### The exercise
Locate the line bearing "Write a Python" in the material below, then reproduce it and each following line up to and including the line bearing "import seaborn as sns".

### Input records
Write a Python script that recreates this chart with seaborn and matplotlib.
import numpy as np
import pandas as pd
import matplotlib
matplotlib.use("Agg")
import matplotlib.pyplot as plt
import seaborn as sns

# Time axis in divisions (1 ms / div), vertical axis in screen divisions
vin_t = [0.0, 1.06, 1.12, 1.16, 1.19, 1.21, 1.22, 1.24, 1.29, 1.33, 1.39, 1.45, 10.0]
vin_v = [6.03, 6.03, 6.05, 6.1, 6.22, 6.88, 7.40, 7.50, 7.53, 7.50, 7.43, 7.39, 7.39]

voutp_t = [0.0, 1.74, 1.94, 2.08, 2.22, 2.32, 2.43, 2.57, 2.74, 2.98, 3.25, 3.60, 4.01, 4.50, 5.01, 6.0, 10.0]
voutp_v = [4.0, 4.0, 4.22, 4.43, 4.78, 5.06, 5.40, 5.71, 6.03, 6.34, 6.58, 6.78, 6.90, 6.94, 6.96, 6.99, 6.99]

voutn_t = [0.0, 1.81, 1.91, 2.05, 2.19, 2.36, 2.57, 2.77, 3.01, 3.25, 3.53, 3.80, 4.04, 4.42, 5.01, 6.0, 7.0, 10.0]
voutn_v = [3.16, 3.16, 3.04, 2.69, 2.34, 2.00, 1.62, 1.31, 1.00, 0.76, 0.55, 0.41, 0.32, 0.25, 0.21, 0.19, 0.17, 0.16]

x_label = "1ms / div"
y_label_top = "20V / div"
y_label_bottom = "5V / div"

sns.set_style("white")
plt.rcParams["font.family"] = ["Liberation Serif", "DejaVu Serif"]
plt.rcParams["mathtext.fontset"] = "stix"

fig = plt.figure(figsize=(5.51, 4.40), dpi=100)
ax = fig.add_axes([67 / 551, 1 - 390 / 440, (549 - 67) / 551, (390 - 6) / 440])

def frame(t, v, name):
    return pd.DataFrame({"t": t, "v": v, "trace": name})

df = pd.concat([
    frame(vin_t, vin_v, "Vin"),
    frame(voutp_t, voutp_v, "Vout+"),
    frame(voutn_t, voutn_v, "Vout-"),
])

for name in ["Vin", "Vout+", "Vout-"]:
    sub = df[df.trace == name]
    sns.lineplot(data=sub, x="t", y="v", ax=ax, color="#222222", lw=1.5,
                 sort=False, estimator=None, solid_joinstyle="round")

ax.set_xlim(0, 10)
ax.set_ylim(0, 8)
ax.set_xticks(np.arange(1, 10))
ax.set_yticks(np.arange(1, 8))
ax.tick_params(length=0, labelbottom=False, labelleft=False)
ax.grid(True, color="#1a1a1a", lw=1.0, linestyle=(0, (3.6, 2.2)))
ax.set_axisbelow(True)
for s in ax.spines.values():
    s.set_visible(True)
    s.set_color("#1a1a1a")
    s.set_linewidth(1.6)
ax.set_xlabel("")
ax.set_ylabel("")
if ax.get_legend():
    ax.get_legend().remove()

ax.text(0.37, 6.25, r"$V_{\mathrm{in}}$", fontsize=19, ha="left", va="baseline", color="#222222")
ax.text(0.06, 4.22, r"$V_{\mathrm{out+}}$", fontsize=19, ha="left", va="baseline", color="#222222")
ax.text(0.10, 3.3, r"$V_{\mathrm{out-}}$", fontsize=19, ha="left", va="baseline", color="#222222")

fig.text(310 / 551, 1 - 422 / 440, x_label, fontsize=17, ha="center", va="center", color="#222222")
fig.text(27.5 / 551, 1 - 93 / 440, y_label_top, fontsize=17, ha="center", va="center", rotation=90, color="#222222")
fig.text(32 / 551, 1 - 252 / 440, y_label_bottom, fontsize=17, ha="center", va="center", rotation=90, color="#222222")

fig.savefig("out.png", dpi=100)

...

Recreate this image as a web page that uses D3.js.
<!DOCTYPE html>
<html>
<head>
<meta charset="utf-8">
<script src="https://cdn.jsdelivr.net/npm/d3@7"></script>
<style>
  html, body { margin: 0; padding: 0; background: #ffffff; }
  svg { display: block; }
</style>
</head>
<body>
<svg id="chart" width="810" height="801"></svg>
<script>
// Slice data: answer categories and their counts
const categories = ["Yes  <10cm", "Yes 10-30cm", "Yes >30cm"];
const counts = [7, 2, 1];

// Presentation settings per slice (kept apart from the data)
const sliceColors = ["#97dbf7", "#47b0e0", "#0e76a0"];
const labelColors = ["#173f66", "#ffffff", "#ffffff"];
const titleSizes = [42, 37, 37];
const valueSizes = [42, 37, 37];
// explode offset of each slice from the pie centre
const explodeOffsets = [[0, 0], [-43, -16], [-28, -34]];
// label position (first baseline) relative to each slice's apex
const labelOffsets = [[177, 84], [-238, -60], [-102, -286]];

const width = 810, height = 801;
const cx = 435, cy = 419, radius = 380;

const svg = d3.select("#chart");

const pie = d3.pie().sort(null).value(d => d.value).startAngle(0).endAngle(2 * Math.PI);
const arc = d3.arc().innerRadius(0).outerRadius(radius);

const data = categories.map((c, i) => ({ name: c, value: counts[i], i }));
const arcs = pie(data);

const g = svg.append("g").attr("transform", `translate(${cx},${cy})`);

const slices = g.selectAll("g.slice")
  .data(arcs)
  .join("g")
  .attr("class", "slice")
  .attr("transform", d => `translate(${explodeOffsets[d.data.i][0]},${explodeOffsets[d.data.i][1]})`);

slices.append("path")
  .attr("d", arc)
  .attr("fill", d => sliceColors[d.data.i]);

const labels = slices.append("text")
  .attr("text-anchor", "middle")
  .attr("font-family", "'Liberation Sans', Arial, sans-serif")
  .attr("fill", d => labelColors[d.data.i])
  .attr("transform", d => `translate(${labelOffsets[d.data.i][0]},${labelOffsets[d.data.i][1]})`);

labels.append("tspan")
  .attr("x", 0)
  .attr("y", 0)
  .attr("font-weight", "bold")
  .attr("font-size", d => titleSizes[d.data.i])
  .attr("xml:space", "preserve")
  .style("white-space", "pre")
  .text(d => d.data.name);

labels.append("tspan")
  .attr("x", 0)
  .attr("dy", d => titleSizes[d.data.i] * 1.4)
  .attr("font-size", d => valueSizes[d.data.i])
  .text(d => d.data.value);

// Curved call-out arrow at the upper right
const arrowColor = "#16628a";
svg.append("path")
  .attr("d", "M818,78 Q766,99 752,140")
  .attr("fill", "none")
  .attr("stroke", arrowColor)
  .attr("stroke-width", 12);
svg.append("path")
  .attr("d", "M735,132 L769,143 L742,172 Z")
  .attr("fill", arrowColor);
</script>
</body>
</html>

* * *

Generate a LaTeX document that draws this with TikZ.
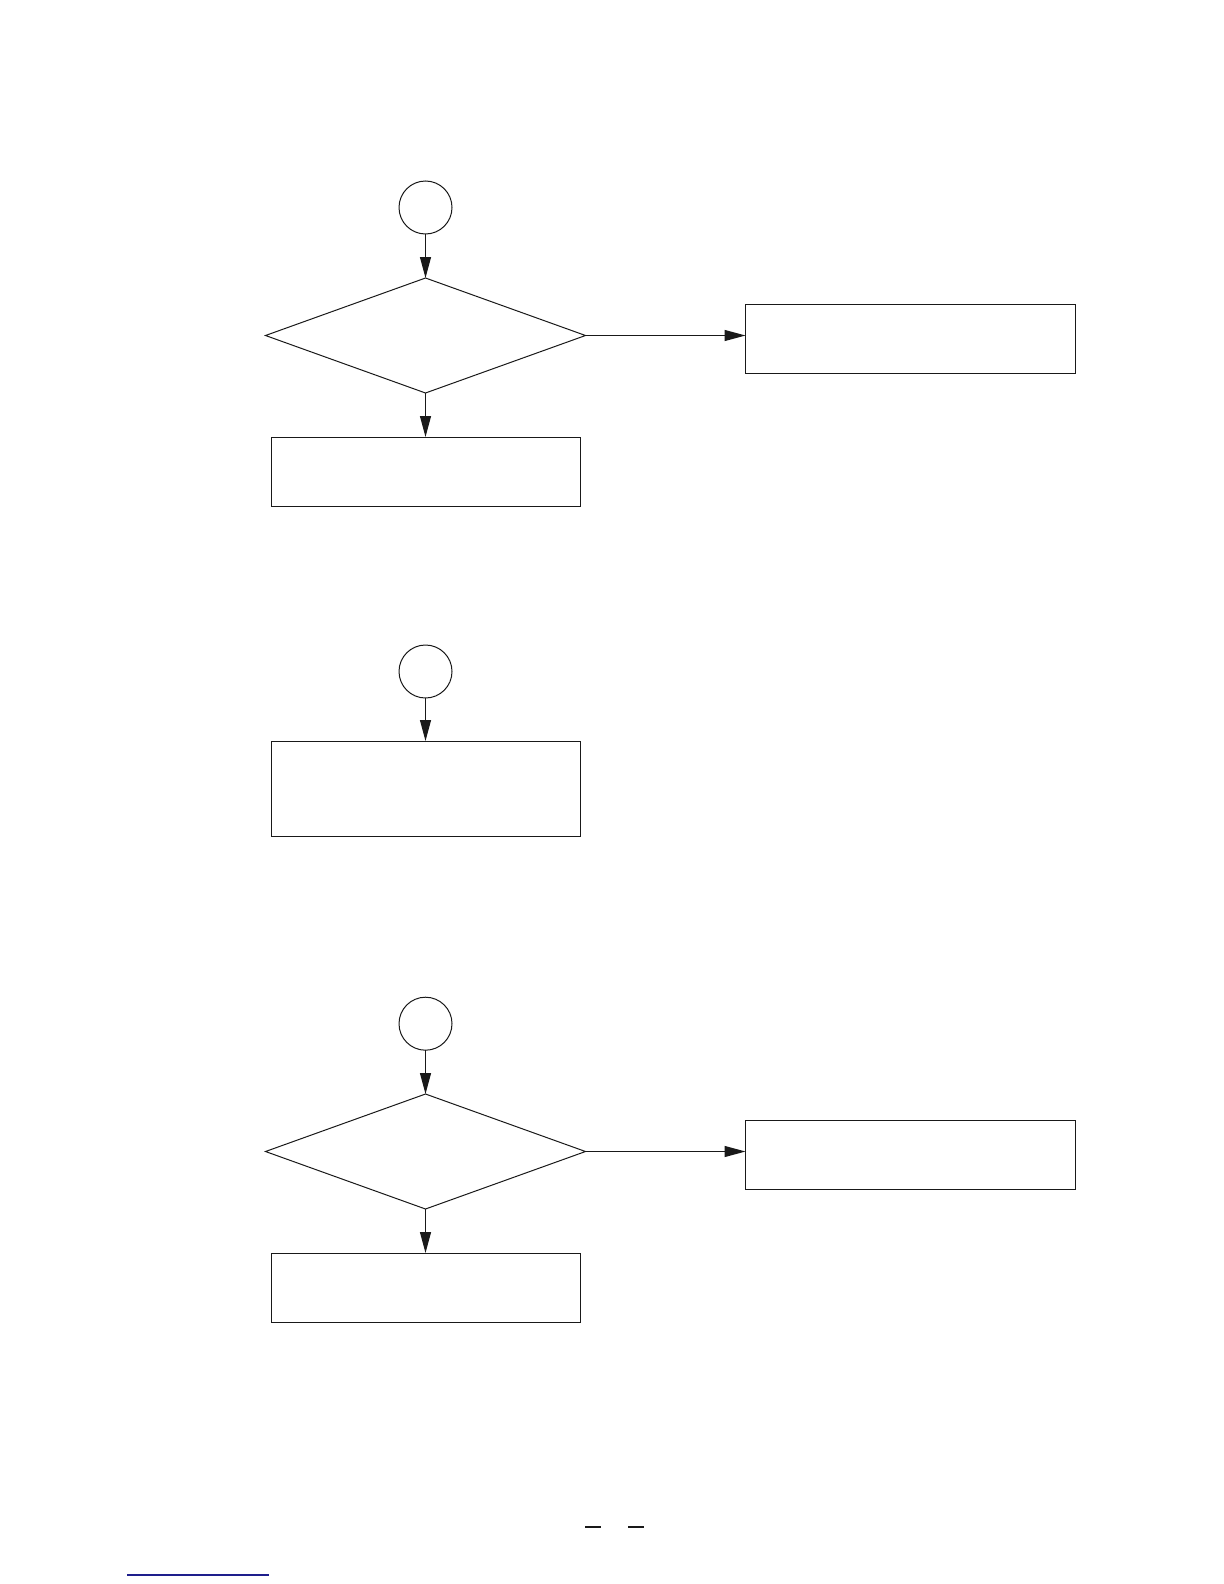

### Task response
Write a Python script that recreates this chart with seaborn and matplotlib.
import numpy as np
import pandas as pd
import matplotlib
matplotlib.use("Agg")
import matplotlib.pyplot as plt
import seaborn as sns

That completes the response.